Well, I had all sorts of plans to post here more often while on magical maternity leave, but those plans seem to have manifested as three months of nothing but snuggling chubby baby cheeks (Clara now giggles sometimes when I do this and it’s the best, thing, ever) and chasing skinny manic toddlers. Oops.
And so I’ve been sitting on this recipe I’ve been meaning to share for a very, very long time. (As evidenced by a Luke in these photos who is much smaller than he is now!) This is a travesty on its own, but even more so because I can’t believe that this is the first time that rousong, that slightly unnatural but otherworldly delicious sweet-yet-savory fluff that goes by everything from pork sung to pork floss to the more questionable “meat wool,” has made an appearance here. Some of my earliest memories of breakfast are blowing on hot congee and showering it with as much pork sung as my parents would let me, trying to eat it before those umami wisps melted into the rice and lost their half-crunch, half-cloud allure. It strikes me as much odder now than it did when I was a kid that there’s such a thing as, essentially, meat cotton candy, but God bless whoever created it.

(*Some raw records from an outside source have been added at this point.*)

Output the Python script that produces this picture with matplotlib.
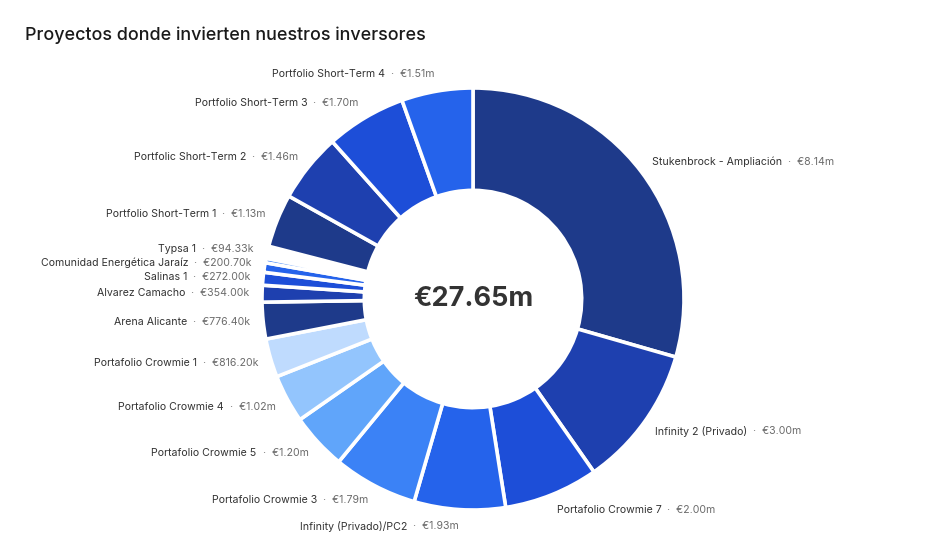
import matplotlib
matplotlib.use("Agg")
import matplotlib.pyplot as plt
import numpy as np

plt.rcParams['font.family'] = ['Inter', 'DejaVu Sans']

title = "Proyectos donde invierten nuestros inversores"

# projects in clockwise order from 12 o'clock (values in millions of euros)
projects = [
    "Stukenbrock - Ampliación", "Infinity 2 (Privado)", "Portafolio Crowmie 7",
    "Infinity (Privado)/PC2", "Portafolio Crowmie 3", "Portafolio Crowmie 5",
    "Portafolio Crowmie 4", "Portafolio Crowmie 1", "Arena Alicante",
    "Alvarez Camacho", "Salinas 1", "Comunidad Energética Jaraíz", "Typsa 1",
    "", "",
    "Portfolio Short-Term 1", "Portfolic Short-Term 2", "Portfolio Short-Term 3",
    "Portfolio Short-Term 4",
]
amounts = [
    8.14, 3.00, 2.00,
    1.93, 1.79, 1.20,
    1.02, 0.8162, 0.7764,
    0.354, 0.272, 0.2007, 0.09433,
    0.06, 0.197,
    1.13, 1.46, 1.70,
    1.51,
]
colors = [
    "#1e3a8a", "#1e40af", "#1d4ed8", "#2563eb", "#3b82f6", "#60a5fa", "#93c5fd",
    "#bfdbfe", "#1e3a8a", "#1e40af", "#1d4ed8", "#2563eb", "#3b82f6",
    "#60a5fa", "#ffffff",
    "#1e3a8a", "#1e40af", "#1d4ed8", "#2563eb",
]


def fmt(v):
    return f"€{v:.2f}m" if v >= 1 else f"€{v * 1000:.2f}k"


W, H = 944, 551
CX, CY, R = 473, 299, 211  # pixel geometry of the donut
fig = plt.figure(figsize=(W / 100, H / 100), dpi=100)
ax = fig.add_axes([0, 0, 1, 1])

wedges, _ = ax.pie(amounts, colors=colors, startangle=90, counterclock=False,
                   radius=1.0,
                   wedgeprops=dict(width=0.485, edgecolor="white", linewidth=2.6,
                                   joinstyle="round"))
ax.set_aspect("auto")
ax.set_xlim(-CX / R, (W - CX) / R)
ax.set_ylim(-(H - CY) / R, CY / R)
ax.axis("off")

total = sum(amounts)
ax.text(0, 0, f"€{total:.2f}m", ha="center", va="center", fontsize=19.5,
        fontweight="bold", color="#333333")

fig.text(25 / W, 1 - 35 / H, title, ha="left", va="center", fontsize=12.9,
         fontweight="medium", color="#1a1a1a")

# label positions
labels = []
for w, name, v in zip(wedges, projects, amounts):
    if not name:
        continue
    th = np.deg2rad((w.theta1 + w.theta2) / 2)
    x = 1.06 * np.cos(th)
    y = 1.08 * np.sin(th)
    labels.append([name, v, x, y, np.cos(th) >= 0])

# simple overlap avoidance on the left side, pushing upward
gap = 14 / R
left = sorted([l for l in labels if not l[4]], key=lambda l: l[3])
for i in range(1, len(left)):
    if left[i][3] < left[i - 1][3] + gap:
        left[i][3] = left[i - 1][3] + gap

fig.canvas.draw()
renderer = fig.canvas.get_renderer()
inv = ax.transData.inverted()
fs = 7.6
for name, v, x, y, right in labels:
    val = "  ·  " + fmt(v)
    if right:
        t1 = ax.text(x, y, name, ha="left", va="center", fontsize=fs, color="#333333")
        bb = t1.get_window_extent(renderer)
        x2 = inv.transform((bb.x1, 0))[0]
        ax.text(x2, y, val, ha="left", va="center", fontsize=fs, color="#6b6b6b")
    else:
        t2 = ax.text(x, y, val, ha="right", va="center", fontsize=fs, color="#6b6b6b")
        bb = t2.get_window_extent(renderer)
        x1 = inv.transform((bb.x0, 0))[0]
        ax.text(x1, y, name, ha="right", va="center", fontsize=fs, color="#333333")

fig.savefig("out.png", dpi=100, facecolor="white")
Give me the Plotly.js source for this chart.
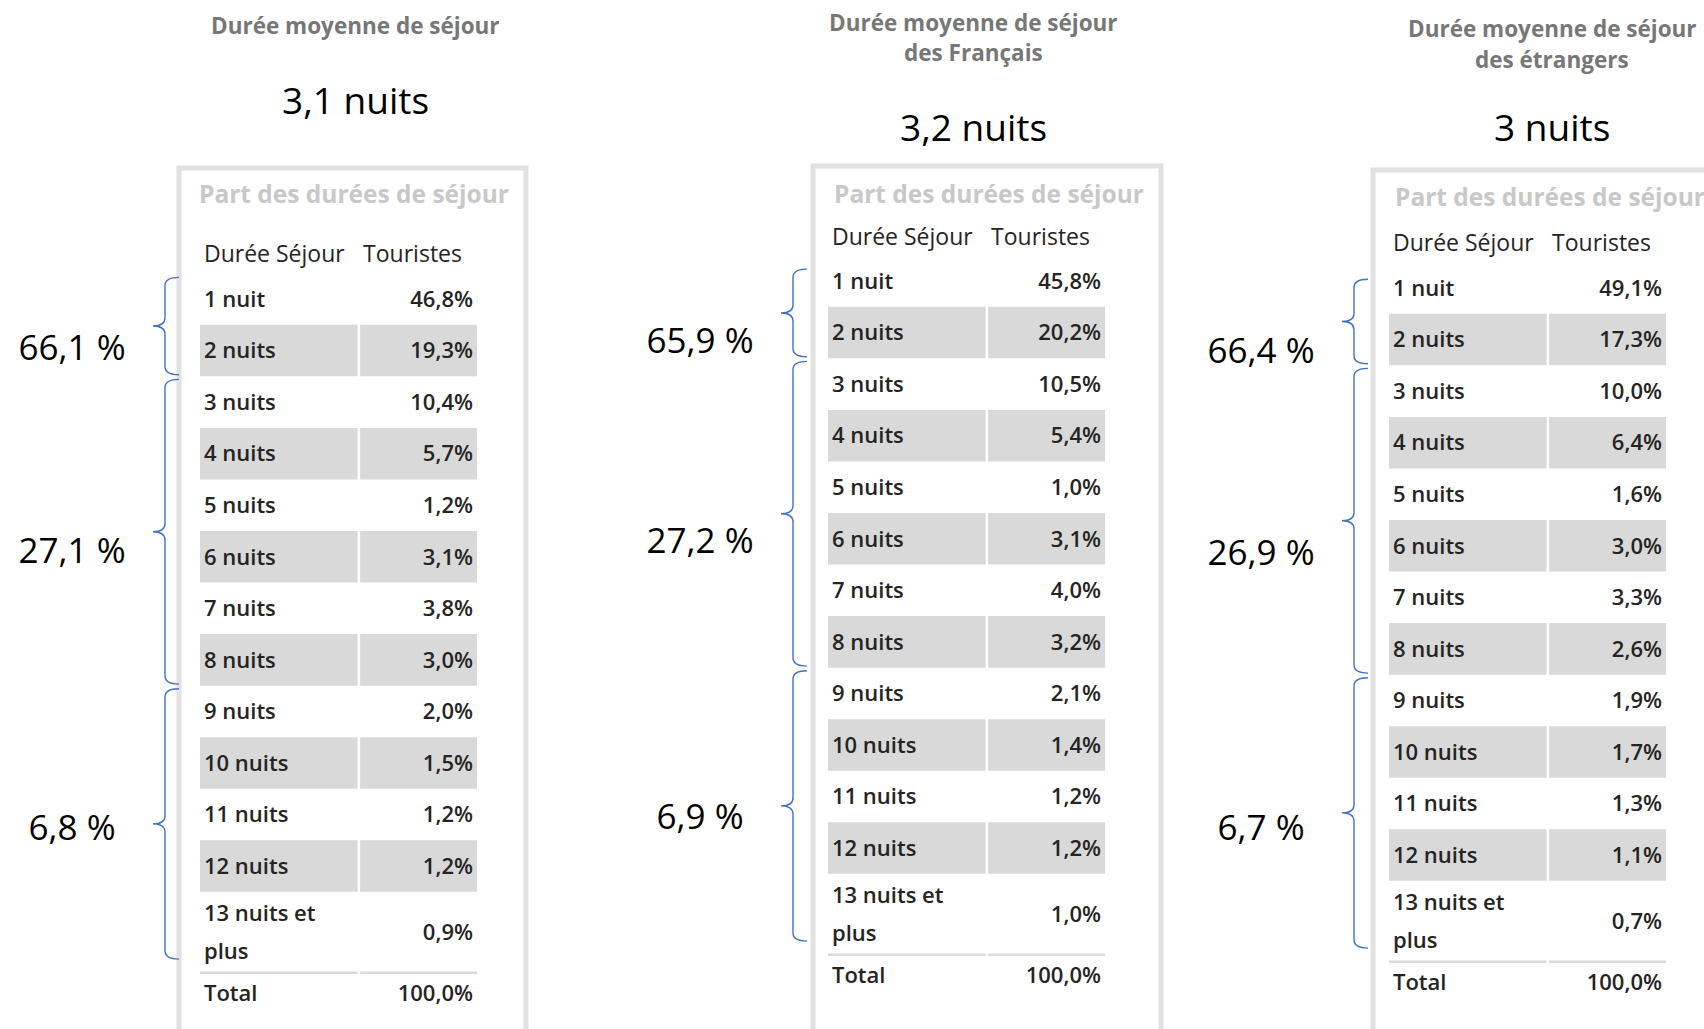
<!DOCTYPE html>
<html><head><meta charset="utf-8">
<script src="https://cdn.plot.ly/plotly-3.0.1.min.js"></script>
<style>html,body{margin:0;padding:0;background:#fff;}#chart{width:1704px;height:1029px;}</style>
</head><body><div id="chart"></div>
<script>
// ---------- DATA ----------
const categories = ["1 nuit","2 nuits","3 nuits","4 nuits","5 nuits","6 nuits","7 nuits","8 nuits","9 nuits","10 nuits","11 nuits","12 nuits","13 nuits et plus"];
const partEnsemble  = [46.8,19.3,10.4,5.7,1.2,3.1,3.8,3.0,2.0,1.5,1.2,1.2,0.9];
const partFrancais  = [45.8,20.2,10.5,5.4,1.0,3.1,4.0,3.2,2.1,1.4,1.2,1.2,1.0];
const partEtrangers = [49.1,17.3,10.0,6.4,1.6,3.0,3.3,2.6,1.9,1.7,1.3,1.1,0.7];
const totalPart = [100.0, 100.0, 100.0];
const groupEnsemble  = [66.1, 27.1, 6.8];
const groupFrancais  = [65.9, 27.2, 6.9];
const groupEtrangers = [66.4, 26.9, 6.7];
const groupFirstRow = [1, 3, 9];
const groupLastRow  = [2, 8, 13];
const avgNights = [3.1, 3.2, 3];
const panelTitles = [["Durée moyenne de séjour"], ["Durée moyenne de séjour","des Français"], ["Durée moyenne de séjour","des étrangers"]];
const tableTitle = "Part des durées de séjour";
const tableHeaders = ["Durée Séjour", "Touristes"];
const totalLabel = "Total";

// ---------- STYLE / LAYOUT ----------
const W = 1704, H = 1029;
const PITCH = 51.55, BAND_W = 277, TALL = 1.57;
const FONT = "Open Sans, Noto Sans, sans-serif";
const panels = [
  {left:200,  row1:299, titleX:355,  titleY:[26],    bigY:100, partY:193, partDx:-3, headY:254, boxTop:168, boxL:-21, boxR:326, braceTop:0.08, labelDy:[0.485,0.435,0.14]},
  {left:828,  row1:281, titleX:973,  titleY:[22,53], bigY:126, partY:193, partDx:4,  headY:237, boxTop:166, boxL:-15, boxR:333, braceTop:0.27, labelDy:[0.60,0.585,0.27]},
  {left:1389, row1:288, titleX:1552, titleY:[28,60], bigY:127, partY:196, partDx:4,  headY:243, boxTop:170, boxL:-16, boxR:335, braceTop:0.33, labelDy:[0.63,0.685,0.35]}
];
const datasets = [
  {parts:partEnsemble,  groups:groupEnsemble,  avg:avgNights[0], title:panelTitles[0], total:totalPart[0]},
  {parts:partFrancais,  groups:groupFrancais,  avg:avgNights[1], title:panelTitles[1], total:totalPart[1]},
  {parts:partEtrangers, groups:groupEtrangers, avg:avgNights[2], title:panelTitles[2], total:totalPart[2]}
];
const COL1 = [0, 0.569], COL2 = [0.578, 1];
const PAD = 4 / BAND_W;
const TDY = 0.045;   // small downward nudge for table text
const TXT = "#252423", BAND = "#d9d9d9", BRACE = "#4472c4";

function rowY(k){ return k <= 12 ? k : 12.5 + TALL/2; }
function rowH(k){ return k <= 12 ? 1 : TALL; }
const SEP = 12.5 + TALL, TOTAL_Y = SEP + 0.39;
function fmtPct(v){ return v.toFixed(1).replace('.', ',') + '%'; }
function fmtNum(v){ return String(v).replace('.', ','); }
function wrap(s, max){
  const words = s.split(' '); const lines = []; let cur = '';
  words.forEach(w => { const t = cur ? cur + ' ' + w : w; if (t.length > max && cur){ lines.push(cur); cur = w; } else cur = t; });
  if (cur) lines.push(cur); return lines;
}

const layout = {width:W, height:H, margin:{l:0,r:0,t:0,b:0}, paper_bgcolor:"#fff", plot_bgcolor:"rgba(0,0,0,0)", showlegend:false, shapes:[], annotations:[]};
const traces = [];

panels.forEach((P, pi) => {
  const D = datasets[pi];
  const ax = pi === 0 ? '' : String(pi+1);
  const xa = 'x'+ax, ya = 'y'+ax;
  const uy = px => 1 + (px - P.row1)/PITCH;
  const ux = dx => dx / BAND_W;
  layout['xaxis'+ax] = {domain:[0,1], range:[-P.left/BAND_W, (W-P.left)/BAND_W], visible:false, fixedrange:true, anchor:ya};
  layout['yaxis'+ax] = {domain:[0,1], range:[1+(H-P.row1)/PITCH, 1-P.row1/PITCH], visible:false, fixedrange:true, anchor:xa};

  // outer box
  layout.shapes.push({type:'rect', xref:xa, yref:ya, x0:ux(P.boxL), x1:ux(P.boxR), y0:uy(P.boxTop), y1:uy(H+40), line:{color:'#e1e1e1', width:5}, fillcolor:'rgba(0,0,0,0)', layer:'below'});

  // gray bands on alternate rows
  categories.forEach((c, i) => {
    const k = i + 1;
    if (k % 2 === 0) {
      [COL1, COL2].forEach(col => layout.shapes.push({type:'rect', xref:xa, yref:ya, x0:col[0], x1:col[1], y0:rowY(k)-rowH(k)/2, y1:rowY(k)+rowH(k)/2, fillcolor:BAND, line:{width:0}, layer:'below'}));
    }
  });
  // separator above total
  [COL1, COL2].forEach(col => layout.shapes.push({type:'line', xref:xa, yref:ya, x0:col[0], x1:col[1], y0:SEP, y1:SEP, line:{color:'#dadada', width:2.5}, layer:'below'}));

  // row labels
  const lx = [], lyv = [], lt = [];
  categories.forEach((c, i) => {
    const k = i + 1; const lines = wrap(c, 11); const gap = 38/PITCH;
    lines.forEach((ln, j) => { lx.push(PAD); lyv.push(rowY(k) + TDY + (j - (lines.length-1)/2)*gap); lt.push(ln); });
  });
  lx.push(PAD); lyv.push(TOTAL_Y + TDY); lt.push(totalLabel);
  traces.push({type:'scatter', mode:'text', xaxis:xa, yaxis:ya, x:lx, y:lyv, text:lt, textposition:'middle right', cliponaxis:false, hoverinfo:'skip',
    textfont:{family:FONT, size:22, color:TXT, weight:600}});
  // values
  const vy = categories.map((c, i) => rowY(i+1) + TDY).concat([TOTAL_Y + TDY]);
  const vt = D.parts.map(fmtPct).concat([fmtPct(D.total)]);
  traces.push({type:'scatter', mode:'text', xaxis:xa, yaxis:ya, x:vy.map(() => 1 - PAD), y:vy, text:vt, textposition:'middle left', cliponaxis:false, hoverinfo:'skip',
    textfont:{family:FONT, size:22, color:TXT, weight:600}});
  // headers
  traces.push({type:'scatter', mode:'text', xaxis:xa, yaxis:ya, x:[PAD, COL2[0] + 3/BAND_W], y:[uy(P.headY)+TDY, uy(P.headY)+TDY], text:tableHeaders, textposition:'middle right', cliponaxis:false, hoverinfo:'skip',
    textfont:{family:FONT, size:23, color:TXT, weight:500}});
  // table title
  layout.annotations.push({xref:xa, yref:ya, x:ux(P.partDx), y:uy(P.partY), xanchor:'left', yanchor:'middle', showarrow:false, text:tableTitle,
    font:{family:FONT, size:24.5, color:'#c8c8c8', weight:700}});

  // braces and group labels
  const xr = -21/BAND_W, xs = -35/BAND_W, xl = -47/BAND_W, r = 0.16;
  const gx = [], gy = [], gt = [];
  D.groups.forEach((g, gi) => {
    const f = groupFirstRow[gi], l = groupLastRow[gi];
    const top = rowY(f) - rowH(f)/2 + (gi === 0 ? P.braceTop : 0.06);
    const bot = Math.min(rowY(l) + rowH(l)/2, rowY(l) + 0.55) - 0.03;
    const mid = (top + bot)/2;
    const path = `M ${xr},${top} Q ${xs},${top} ${xs},${top+r} L ${xs},${mid-r} Q ${xs},${mid} ${xl},${mid} Q ${xs},${mid} ${xs},${mid+r} L ${xs},${bot-r} Q ${xs},${bot} ${xr},${bot}`;
    layout.shapes.push({type:'path', xref:xa, yref:ya, path:path, line:{color:BRACE, width:1.4}});
    gx.push(-0.462); gy.push(mid + P.labelDy[gi]); gt.push(fmtNum(g) + ' %');
  });
  traces.push({type:'scatter', mode:'text', xaxis:xa, yaxis:ya, x:gx, y:gy, text:gt, textposition:'middle center', cliponaxis:false, hoverinfo:'skip',
    textfont:{family:FONT, size:35, color:'#000'}});

  // panel title & average
  D.title.forEach((t, j) => layout.annotations.push({xref:'paper', yref:'paper', x:P.titleX/W, y:1 - P.titleY[j]/H, xanchor:'center', yanchor:'middle', showarrow:false, text:t,
    font:{family:FONT, size:22.5, color:'#777777', weight:700}}));
  layout.annotations.push({xref:'paper', yref:'paper', x:P.titleX/W, y:1 - P.bigY/H, xanchor:'center', yanchor:'middle', showarrow:false, text:fmtNum(D.avg) + ' nuits',
    font:{family:FONT, size:37, color:'#000'}});
});

Plotly.newPlot('chart', traces, layout, {staticPlot:true, displayModeBar:false});
</script></body></html>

More recently I wanted to see how pork sung would play in something baked, instead of in my standard congee. It’s definitely not new to bakeries and stars in plenty of Chinese baked goods, but it’s typically showered on the kind of pillowy soft and mildly sweet milk bread buns that, while delicious, also requires lots of warming milk, watching yeast foam, letting butter soften, kneading dough, etc. etc. that life with two tiny humans has made a smidge more difficult. So, as much out of necessity as out of curiosity, I threw it into Jim Lahey’s famous no-knead bread and decided to see what would happen.
The result is subtle but grand. Since the pork sung is folded into the bread instead of layered on top, it doesn’t so much shout its presence as gently suggest it, lending the bread an undertone of soy and salt, and somehow a slight sweetness, too. If you like (say, if you’re the sort who dissolved their pork sung all the way into their congee) you can add all the pork sung into the dough at the beginning, or, if you’re like me and like the sweet soy punch of the rousong on its own, fold half of it into the dough after the first rise to lace the bread with little pockets of it. Either way, the savoriness from the rousong plays wonderfully with the Maillard crusty crackliness of the boule, and the whole thing makes a really mean garlic bread. Best of all, it’s eminently doable, five minutes to mix one day, five more to shape the next, then 45 minutes in the oven, leaving plenty of time to go back to chubby babies and skinny toddlers and make the most of the four weeks of maternity leave I have left.
Hope you’re all having wonderful starts to your summer!Print
pork sung no knead bread
Based on the one and only Jim Lahey’s no knead bread recipe.
1 ½ cups warm water
1 teaspoon sugar
½ teaspoon yeast
3 cups (375 grams) bread or all-purpose flour, plus more for dusting and rolling
1 cup pork sung, lightly packed and divided (not pork fu)
1 teaspoon salt
- In a measuring cup, mix together warm water, sugar, and yeast. (This isn’t strictly necessary, but I like to do it just to get the yeast moving.)
- In a large bowl, mix together the flour, half the pork sung, and salt. Add the yeast mixture to the flour mixture and mix until combined. Cover and let sit for 12-18 hours, either at room temperature or refrigerated. I prefer the flavor with a refrigerated rise over room temperature, though I may be in the minority. (Refrigerated rises will also be a bit more forgiving if it turns out you have to wait an extra day to bake, or something like that.)
- After 12 to 18 hours, the dough should be well-doubled and have spread to a flat top in the bowl. Scrape the dough onto a well-floured surface and sprinkle the remaining 1/2 cup pork sung over it. Fold the dough over onto the pork sung and shape into a smooth ball, tucking the pork sung inside. Line the bowl with a piece of parchment and return the dough ball to the bowl, seam-side down. Dust liberally with more flour and let rise a second time for 2-4 hours, or until dough has returned to room temperature, has doubled again, and does not bounce back when pressed.
- About half an hour before the dough is ready, preheat the oven with a Dutch oven inside to 450 degrees. When the oven and the dough are ready, use the parchment to lift the dough out of the bowl and place it into the Dutch oven. Cover with the Dutch oven lid and bake for 30 minutes. After 30 minutes, remove the lid and let the bread bake for another 20 minutes, or until richly brown on top.
- Let cool completely, slice, and enjoy! We love it with a smear of butter and a dusting of furikake. The next day, it makes superlative garlic bread.
I found that pork fu did not work as well in this application. Its flavor, since it’s less seasoned, came through less distinctively. I would skip it here.
Folding half the pork sung into the dough after its first rise will make for more distinct pockets of pork sung in the final loaf. Feel free to add it all into the dough in the first step instead–the flavor will just be a bit more subtle.